By Dick Shippee
Unix Expo rang down its curtain off-Broadway last week, ending a long and successful run as a major marketplace for Unix systems and software, and an East Coast venue where Unix hands new and old could meet to make or renew acquaintances. Next year the show will be folded into a new event called IT Forum, which will include DB Expo and a new Windows NT event. It is strongly rumored that by next year the show-whatever its composition-will have a new owner as well.
Even this year Unix Expo had a lame-duck feel, as it tried to be several things at once. The show was officially named Unix Expo Plus, with Plus meaning NT and Internet components in the conference sessions and on the show floor. While final attendance numbers are not yet available, veteran observers put exhibit traffic at around 15,000 over the three days. Not helping attendance was an opening-day downpour as Tropical Storm Josephine flooded New York City.
"More striking was the effort to recognize Unix and NT systems as complementary parts of the enterprise environment."

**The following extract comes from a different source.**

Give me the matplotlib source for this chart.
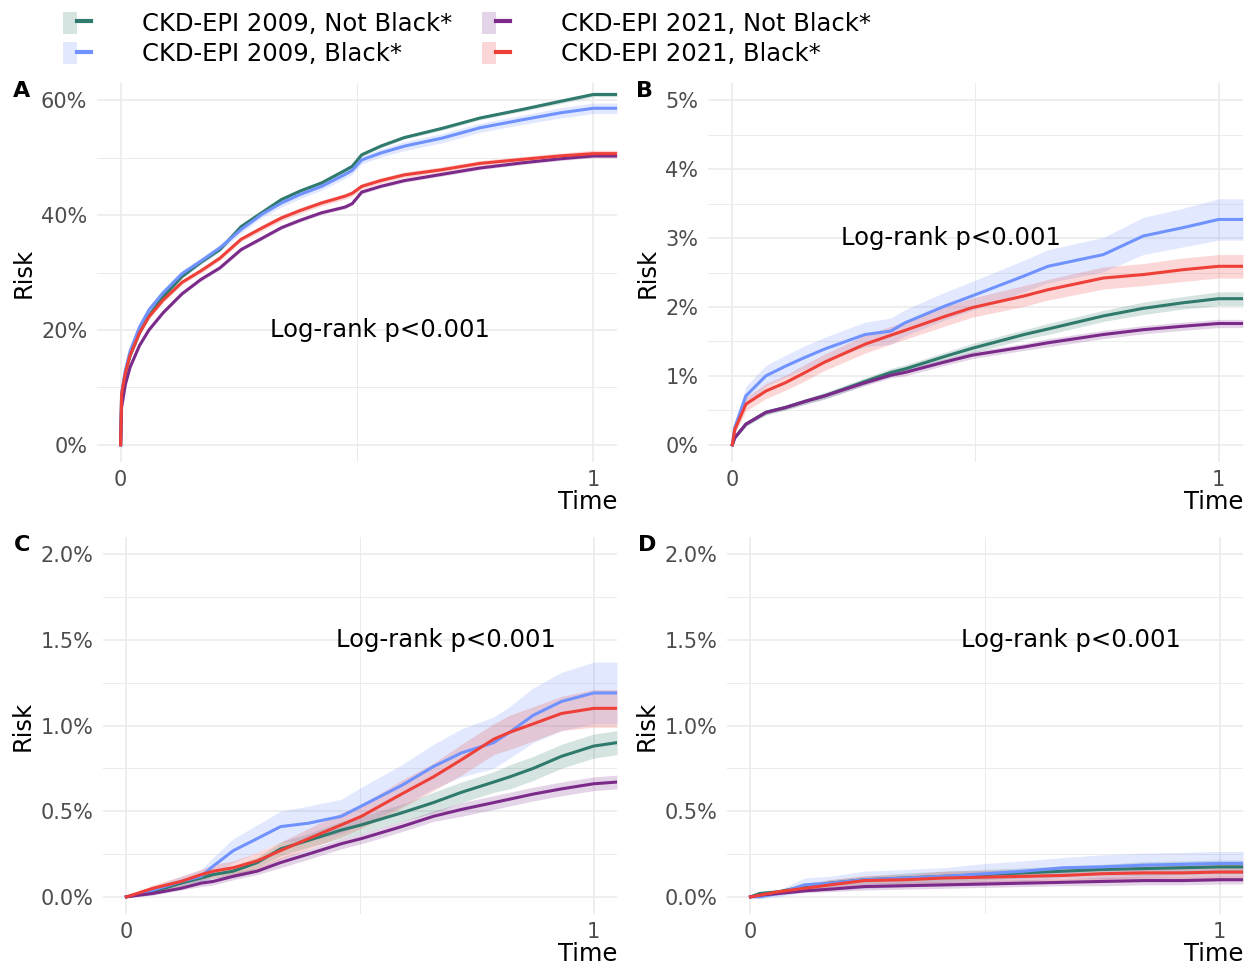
import matplotlib
matplotlib.use("Agg")
import matplotlib.pyplot as plt
from matplotlib.lines import Line2D
from matplotlib.patches import Patch
from matplotlib.legend_handler import HandlerTuple
from matplotlib.ticker import FixedLocator
import numpy as np

LABELS = ["CKD-EPI 2009, Not Black*", "CKD-EPI 2009, Black*",
          "CKD-EPI 2021, Not Black*", "CKD-EPI 2021, Black*"]
COLORS = ["#2F7A6D", "#7092FF", "#7B2A8A", "#EE4038"]

# panel A (risk in %)
A_T = [0, 0.002, 0.01, 0.02, 0.04, 0.06, 0.09, 0.13, 0.17, 0.21, 0.255, 0.3, 0.34,
       0.38, 0.425, 0.475, 0.49, 0.51, 0.55, 0.6, 0.68, 0.76, 0.85, 0.93, 1.0, 1.05]
A_TEAL = [0, 8.5, 12.5, 15.5, 19.5, 22.5, 25.8, 29.3, 31.8, 34.0, 38.0, 40.5, 42.7,
          44.2, 45.6, 47.8, 48.5, 50.5, 52.0, 53.5, 55.1, 56.9, 58.4, 59.8, 61.0, 61.0]
A_BLUE = [0, 9.0, 13.0, 16.3, 20.5, 23.5, 26.5, 29.8, 32.0, 34.3, 37.5, 40.2, 42.1,
          43.6, 45.0, 47.1, 47.8, 49.6, 50.8, 52.0, 53.4, 55.2, 56.6, 57.8, 58.6, 58.6]
A_PURPLE = [0, 6.5, 10.5, 13.5, 17.3, 20.0, 23.0, 26.3, 28.8, 30.8, 34.0, 36.0, 37.8,
            39.1, 40.4, 41.4, 42.0, 44.0, 45.0, 46.0, 47.1, 48.2, 49.1, 49.8, 50.3, 50.3]
A_RED = [0, 8.8, 12.5, 15.6, 19.5, 22.3, 25.2, 28.3, 30.3, 32.5, 35.8, 37.8, 39.5,
         40.8, 42.1, 43.3, 43.8, 45.0, 46.0, 47.0, 47.9, 49.0, 49.7, 50.3, 50.7, 50.7]
A_TEAL_CI = [0, 0.3, 0.3, 0.3, 0.3, 0.3, 0.3, 0.3, 0.3, 0.3, 0.3, 0.3, 0.3,
             0.3, 0.3, 0.3, 0.3, 0.3, 0.3, 0.3, 0.3, 0.3, 0.3, 0.4, 0.4, 0.4]
A_BLUE_CI = [0, 0.5, 0.5, 0.5, 0.5, 0.5, 0.5, 0.6, 0.6, 0.6, 0.6, 0.6, 0.7,
             0.7, 0.7, 0.7, 0.7, 0.7, 0.7, 0.8, 0.8, 0.8, 0.8, 0.9, 0.9, 0.9]
A_PURPLE_CI = [0, 0.3, 0.3, 0.3, 0.3, 0.3, 0.3, 0.3, 0.3, 0.3, 0.3, 0.3, 0.3,
               0.3, 0.3, 0.3, 0.3, 0.3, 0.3, 0.3, 0.3, 0.3, 0.3, 0.3, 0.3, 0.3]
A_RED_CI = [0, 0.4, 0.4, 0.4, 0.4, 0.4, 0.4, 0.4, 0.4, 0.4, 0.4, 0.5, 0.5,
            0.5, 0.5, 0.5, 0.5, 0.5, 0.5, 0.5, 0.5, 0.5, 0.5, 0.5, 0.6, 0.6]

# panel B
B_T = [0, 0.005, 0.028, 0.069, 0.109, 0.15, 0.19, 0.273, 0.326, 0.355, 0.436,
       0.493, 0.6, 0.649, 0.763, 0.845, 0.926, 1.0, 1.05]
B_TEAL = [0, 0.10, 0.30, 0.47, 0.54, 0.63, 0.71, 0.92, 1.05, 1.10, 1.28,
          1.40, 1.60, 1.68, 1.87, 1.98, 2.06, 2.12, 2.12]
B_BLUE = [0, 0.25, 0.71, 1.00, 1.14, 1.27, 1.39, 1.60, 1.65, 1.77, 2.01,
          2.16, 2.45, 2.59, 2.76, 3.03, 3.15, 3.27, 3.27]
B_PURPLE = [0, 0.10, 0.30, 0.47, 0.54, 0.63, 0.71, 0.90, 1.01, 1.05, 1.20,
            1.30, 1.42, 1.48, 1.60, 1.67, 1.72, 1.76, 1.76]
B_RED = [0, 0.22, 0.59, 0.78, 0.90, 1.05, 1.20, 1.46, 1.59, 1.66, 1.86,
         1.99, 2.16, 2.25, 2.42, 2.47, 2.54, 2.59, 2.59]
B_TEAL_CI = [0, 0.02, 0.03, 0.04, 0.04, 0.04, 0.05, 0.05, 0.06, 0.06, 0.06,
             0.07, 0.07, 0.08, 0.08, 0.09, 0.09, 0.10, 0.10]
B_BLUE_CI = [0, 0.08, 0.14, 0.15, 0.16, 0.17, 0.17, 0.18, 0.19, 0.19, 0.20,
             0.21, 0.23, 0.24, 0.25, 0.27, 0.28, 0.30, 0.30]
B_PURPLE_CI = [0, 0.02, 0.03, 0.03, 0.03, 0.04, 0.04, 0.04, 0.04, 0.05, 0.05,
               0.05, 0.05, 0.06, 0.06, 0.06, 0.06, 0.06, 0.06]
B_RED_CI = [0, 0.06, 0.10, 0.11, 0.11, 0.12, 0.12, 0.13, 0.13, 0.13, 0.14,
            0.14, 0.15, 0.15, 0.16, 0.16, 0.17, 0.17, 0.17]

# panel C
C_T = [0, 0.057, 0.117, 0.16, 0.186, 0.229, 0.28, 0.33, 0.39, 0.46, 0.503,
       0.589, 0.657, 0.717, 0.786, 0.82, 0.871, 0.931, 1.0, 1.05]
C_TEAL = [0, 0.03, 0.08, 0.11, 0.13, 0.15, 0.20, 0.28, 0.33, 0.39, 0.42,
          0.49, 0.55, 0.61, 0.67, 0.70, 0.75, 0.82, 0.88, 0.90]
C_BLUE = [0, 0.04, 0.09, 0.12, 0.18, 0.27, 0.34, 0.41, 0.43, 0.47, 0.53,
          0.65, 0.76, 0.84, 0.90, 0.96, 1.06, 1.14, 1.19, 1.19]
C_PURPLE = [0, 0.02, 0.05, 0.08, 0.09, 0.12, 0.15, 0.20, 0.25, 0.31, 0.34,
            0.41, 0.47, 0.51, 0.55, 0.57, 0.60, 0.63, 0.66, 0.67]
C_RED = [0, 0.05, 0.09, 0.13, 0.15, 0.17, 0.21, 0.27, 0.34, 0.42, 0.47,
         0.60, 0.70, 0.80, 0.92, 0.96, 1.01, 1.07, 1.10, 1.10]
C_TEAL_CI = [0, 0.01, 0.02, 0.02, 0.02, 0.03, 0.03, 0.04, 0.04, 0.05, 0.05,
             0.05, 0.06, 0.06, 0.06, 0.07, 0.07, 0.07, 0.07, 0.07]
C_BLUE_CI = [0, 0.02, 0.03, 0.04, 0.05, 0.07, 0.08, 0.09, 0.10, 0.10, 0.11,
             0.12, 0.13, 0.14, 0.15, 0.15, 0.16, 0.17, 0.18, 0.18]
C_PURPLE_CI = [0, 0.01, 0.01, 0.02, 0.02, 0.02, 0.02, 0.03, 0.03, 0.03, 0.03,
               0.03, 0.03, 0.04, 0.04, 0.04, 0.04, 0.04, 0.04, 0.04]
C_RED_CI = [0, 0.02, 0.03, 0.03, 0.04, 0.04, 0.05, 0.05, 0.06, 0.07, 0.07,
            0.08, 0.08, 0.09, 0.09, 0.10, 0.10, 0.10, 0.11, 0.11]

# panel D
D_T = [0, 0.02, 0.06, 0.115, 0.17, 0.243, 0.33, 0.413, 0.5, 0.583, 0.668,
       0.75, 0.838, 0.92, 1.0, 1.05]
D_TEAL = [0, 0.02, 0.03, 0.06, 0.08, 0.10, 0.11, 0.12, 0.13, 0.14, 0.15,
          0.16, 0.165, 0.17, 0.175, 0.175]
D_BLUE = [0, 0.0, 0.02, 0.07, 0.08, 0.10, 0.11, 0.12, 0.135, 0.15, 0.17,
          0.175, 0.185, 0.19, 0.195, 0.195]
D_PURPLE = [0, 0.01, 0.02, 0.035, 0.045, 0.06, 0.065, 0.07, 0.075, 0.08, 0.085,
            0.09, 0.095, 0.095, 0.10, 0.10]
D_RED = [0, 0.01, 0.03, 0.05, 0.07, 0.095, 0.10, 0.11, 0.115, 0.12, 0.125,
         0.135, 0.14, 0.14, 0.145, 0.145]
D_TEAL_CI = [0, 0.01, 0.01, 0.02, 0.02, 0.02, 0.03, 0.03, 0.03, 0.03, 0.03,
             0.03, 0.04, 0.04, 0.04, 0.04]
D_BLUE_CI = [0, 0.01, 0.02, 0.04, 0.04, 0.05, 0.05, 0.05, 0.06, 0.06, 0.06,
             0.07, 0.07, 0.07, 0.07, 0.07]
D_PURPLE_CI = [0, 0.005, 0.01, 0.01, 0.015, 0.02, 0.02, 0.02, 0.02, 0.02, 0.02,
               0.025, 0.025, 0.025, 0.025, 0.025]
D_RED_CI = [0, 0.01, 0.01, 0.02, 0.03, 0.03, 0.03, 0.04, 0.04, 0.04, 0.04,
            0.05, 0.05, 0.05, 0.05, 0.05]

A_YTICKS = [0, 20, 40, 60]
B_YTICKS = [0, 1, 2, 3, 4, 5]
CD_YTICKS = [0.0, 0.5, 1.0, 1.5, 2.0]

PANELS = [
    dict(letter="A", rect=[97, 83, 617, 462], t=A_T,
         series=[(A_TEAL, A_TEAL_CI), (A_BLUE, A_BLUE_CI), (A_PURPLE, A_PURPLE_CI), (A_RED, A_RED_CI)],
         yticks=A_YTICKS, fmt="{:.0f}%", text_xy=(0.549, 20), letter_xy=(22, 91)),
    dict(letter="B", rect=[708, 83, 1243, 462], t=B_T,
         series=[(B_TEAL, B_TEAL_CI), (B_BLUE, B_BLUE_CI), (B_PURPLE, B_PURPLE_CI), (B_RED, B_RED_CI)],
         yticks=B_YTICKS, fmt="{:.0f}%", text_xy=(0.45, 3), letter_xy=(645, 91)),
    dict(letter="C", rect=[103, 537, 617, 914], t=C_T,
         series=[(C_TEAL, C_TEAL_CI), (C_BLUE, C_BLUE_CI), (C_PURPLE, C_PURPLE_CI), (C_RED, C_RED_CI)],
         yticks=CD_YTICKS, fmt="{:.1f}%", text_xy=(0.684, 1.5), letter_xy=(22, 545)),
    dict(letter="D", rect=[727, 537, 1243, 914], t=D_T,
         series=[(D_TEAL, D_TEAL_CI), (D_BLUE, D_BLUE_CI), (D_PURPLE, D_PURPLE_CI), (D_RED, D_RED_CI)],
         yticks=CD_YTICKS, fmt="{:.1f}%", text_xy=(0.684, 1.5), letter_xy=(647, 545)),
]

W, H = 1249, 969
fig = plt.figure(figsize=(W / 100, H / 100), dpi=100)
FS_TICK = 15
FS = 17.5

for p in PANELS:
    x0, y0, x1, y1 = p["rect"]
    ax = fig.add_axes([x0 / W, 1 - y1 / H, (x1 - x0) / W, (y1 - y0) / H])
    t = np.array(p["t"])
    for (vals, ci), col in zip(p["series"], COLORS):
        v = np.array(vals)
        c = np.array(ci)
        ax.fill_between(t, v - c, v + c, color=col, alpha=0.2, lw=0)
        ax.plot(t, v, color=col, lw=2.2, solid_joinstyle="round")
    top = p["yticks"][-1]
    ax.set_xlim(-0.05, 1.05)
    ax.set_ylim(-0.05 * top, 1.05 * top)
    ax.set_xticks([0, 1])
    ax.set_xticklabels(["0", "1"])
    ax.xaxis.set_minor_locator(FixedLocator([0.5]))
    yt = p["yticks"]
    ax.set_yticks(yt)
    ax.set_yticklabels([p["fmt"].format(v) for v in yt])
    ax.yaxis.set_minor_locator(FixedLocator([(a + b) / 2 for a, b in zip(yt[:-1], yt[1:])]))
    ax.grid(which="major", color="#EBEBEB", lw=1.2)
    ax.grid(which="minor", color="#EBEBEB", lw=0.7)
    ax.set_axisbelow(True)
    for s in ax.spines.values():
        s.set_visible(False)
    ax.tick_params(which="both", length=0, labelsize=FS_TICK, labelcolor="#4D4D4D")
    ax.tick_params(axis="y", pad=7)
    ax.tick_params(axis="x", pad=6)
    ax.set_xlabel("Time", loc="right", fontsize=FS, labelpad=0)
    ax.set_ylabel("Risk", fontsize=FS, labelpad=4)
    ax.text(*p["text_xy"], "Log-rank p<0.001", ha="center", va="center", fontsize=FS)
    fig.text(p["letter_xy"][0] / W, 1 - p["letter_xy"][1] / H, p["letter"],
             fontsize=16, fontweight="bold", ha="center", va="center")

handles = [(Patch(facecolor=c, alpha=0.2, lw=0), Line2D([], [], color=c, lw=3))
           for c in COLORS]
fig.legend(handles, LABELS, handler_map={tuple: HandlerTuple(ndivide=None, pad=0)},
           loc="upper left", bbox_to_anchor=(41 / W, 1 + 10 / H), ncol=2, frameon=False,
           fontsize=FS, handlelength=1.15, handleheight=1.0, handletextpad=2.1,
           columnspacing=1.22, labelspacing=0.25)

fig.savefig("out.png", dpi=100)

Change, welcome or not, was apparent all over the expo. Of course, it is natural to have Internet-related conference sessions and products in a Unix show; the Net was built mainly to support Unix-based systems. More striking was the effort to recognize Unix and NT systems as complementary parts of the enterprise environment, rather than either/or choices. The adversary position was articulated by Tuesday's keynote speaker, Ed Zander, president of Sun Microsystems. He reasserted the Sun message that holding off the Microsoft monopoly is in everyone's best interests.
Wednesday saw a Unix Expo "plus," as Microsoft chairman Bill Gates spoke to a packed house. Some observers characterized his appearance as a classic Trojan Horse maneuver; others as a timely and statesman-like address; still others as a Microsoft commercial clothed as an approach to the Unix community. In truth, all three opinions hold water, as Gates did pitch Microsoft products while touching on such issues as Microsoft's support for standardization efforts (in particular those recently undertaken by The Open Group on behalf of Microsoft's ActiveX), as well as commentary about how Windows NT is "closer to being Unix than you think"-a reference to the fact that Open Group branding for NT Unix is not far away.

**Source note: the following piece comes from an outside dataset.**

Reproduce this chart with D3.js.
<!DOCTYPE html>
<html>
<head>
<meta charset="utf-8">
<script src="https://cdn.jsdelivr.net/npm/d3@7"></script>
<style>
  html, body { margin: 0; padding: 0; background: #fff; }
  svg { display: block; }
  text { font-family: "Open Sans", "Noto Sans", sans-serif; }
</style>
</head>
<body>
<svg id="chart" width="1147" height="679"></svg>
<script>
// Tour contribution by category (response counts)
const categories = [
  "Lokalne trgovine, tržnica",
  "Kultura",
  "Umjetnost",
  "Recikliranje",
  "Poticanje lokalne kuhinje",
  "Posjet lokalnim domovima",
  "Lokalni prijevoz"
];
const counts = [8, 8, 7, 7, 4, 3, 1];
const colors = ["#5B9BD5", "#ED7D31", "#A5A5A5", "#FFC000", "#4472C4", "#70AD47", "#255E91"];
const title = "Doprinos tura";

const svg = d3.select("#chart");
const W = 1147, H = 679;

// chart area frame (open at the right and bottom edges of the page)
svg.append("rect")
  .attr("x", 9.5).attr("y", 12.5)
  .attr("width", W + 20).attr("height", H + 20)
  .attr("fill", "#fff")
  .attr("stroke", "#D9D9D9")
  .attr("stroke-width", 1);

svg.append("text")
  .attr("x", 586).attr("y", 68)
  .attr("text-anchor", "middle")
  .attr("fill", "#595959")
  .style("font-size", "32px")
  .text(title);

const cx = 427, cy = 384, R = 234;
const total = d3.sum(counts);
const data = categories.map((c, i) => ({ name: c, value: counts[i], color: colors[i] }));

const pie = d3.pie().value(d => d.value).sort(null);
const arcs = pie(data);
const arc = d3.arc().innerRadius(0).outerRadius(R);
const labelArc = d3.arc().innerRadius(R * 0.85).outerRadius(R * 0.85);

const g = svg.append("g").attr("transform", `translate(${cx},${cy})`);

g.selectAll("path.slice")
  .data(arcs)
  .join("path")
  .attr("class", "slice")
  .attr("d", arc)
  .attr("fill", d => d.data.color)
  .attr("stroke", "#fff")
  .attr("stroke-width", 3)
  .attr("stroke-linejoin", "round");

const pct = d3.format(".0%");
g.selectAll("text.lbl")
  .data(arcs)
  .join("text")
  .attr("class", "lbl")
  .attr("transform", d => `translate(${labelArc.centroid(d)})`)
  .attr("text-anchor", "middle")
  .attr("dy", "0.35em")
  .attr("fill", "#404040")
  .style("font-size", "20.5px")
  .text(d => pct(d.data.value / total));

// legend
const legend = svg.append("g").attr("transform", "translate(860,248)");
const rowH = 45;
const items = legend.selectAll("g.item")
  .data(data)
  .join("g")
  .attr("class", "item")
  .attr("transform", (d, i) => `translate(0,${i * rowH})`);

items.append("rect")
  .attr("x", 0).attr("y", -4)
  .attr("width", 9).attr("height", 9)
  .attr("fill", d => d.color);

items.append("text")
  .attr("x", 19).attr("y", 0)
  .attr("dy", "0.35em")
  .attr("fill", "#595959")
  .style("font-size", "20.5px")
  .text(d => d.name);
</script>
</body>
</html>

More than a few people observed that the coincidence of Bill Gates appearing at the last Unix Expo show was prescient, and they noted both poignancy and a sense of catching up with reality.
The final keynote, delivered by Alok Mohan, CEO of SCO, was a counterpoint to Gates' speech. Mohan has spoken this past year at numerous events (including UniForum '96). His message has been a consistent one: Unix is the flexible, mission-critical platform for the enterprise. He touts Unix as the only smart choice for those seeking scalable, secure, reliable systems for their companies. Mohan spent considerable time (as had Gates and Zander) on the role of the Internet, making the case that it was here that the battleground for the enterprise will be fought and that Unix will emerge as the champion.
"The paradox is that, while the Unix industry continues to grow at double-digit rates, the concept of a general-purpose Unix trade show seems to excite fewer and fewer people."
The end of Unix Expo is of interest to UniForum as the association looks to its annual trade show and conference next March. It is no secret that attendance and exhibitor participation have dropped at both Unix Expo and UniForum over the past two years. Reasons for this decline are varied but center around the reality that Unix is a mature, established technology that does not project the sense of cutting-edge newness that drives all trade shows. The paradox is that, while the Unix industry continues to grow at double-digit rates, the concept of a general-purpose Unix trade show seems to excite fewer and fewer people.
UniForum '97 faces an audience base that is familiar with Unix but which needs practical information about platform integration, networked computing and workable solutions involving applications of all sorts. UniForum intends to answer these challenges with a conference program loaded with topics on enterprise solutions, together with workshops on Windows NT and extranets; with tutorials on security and the Web; and with a unique symposium on the latest research being done on technologies like Java. It is planning an exhibit floor that breaks the rules-where key anchor exhibits, sponsored by major vendors, will feature the most important technologies available to buyers of advanced systems, including Unix, Windows NT, network computers and objects. These anchor sites will all have interoperability centers demonstrating application portability.
Perhaps the advent of a true multiple operating system environment in the enterprise is exactly what the Unix industry needed. This challenge forces vendors, as well as the UniForum Association, to become more flexible and more aggressive. It's a tonic of sorts, one taken not a moment too soon.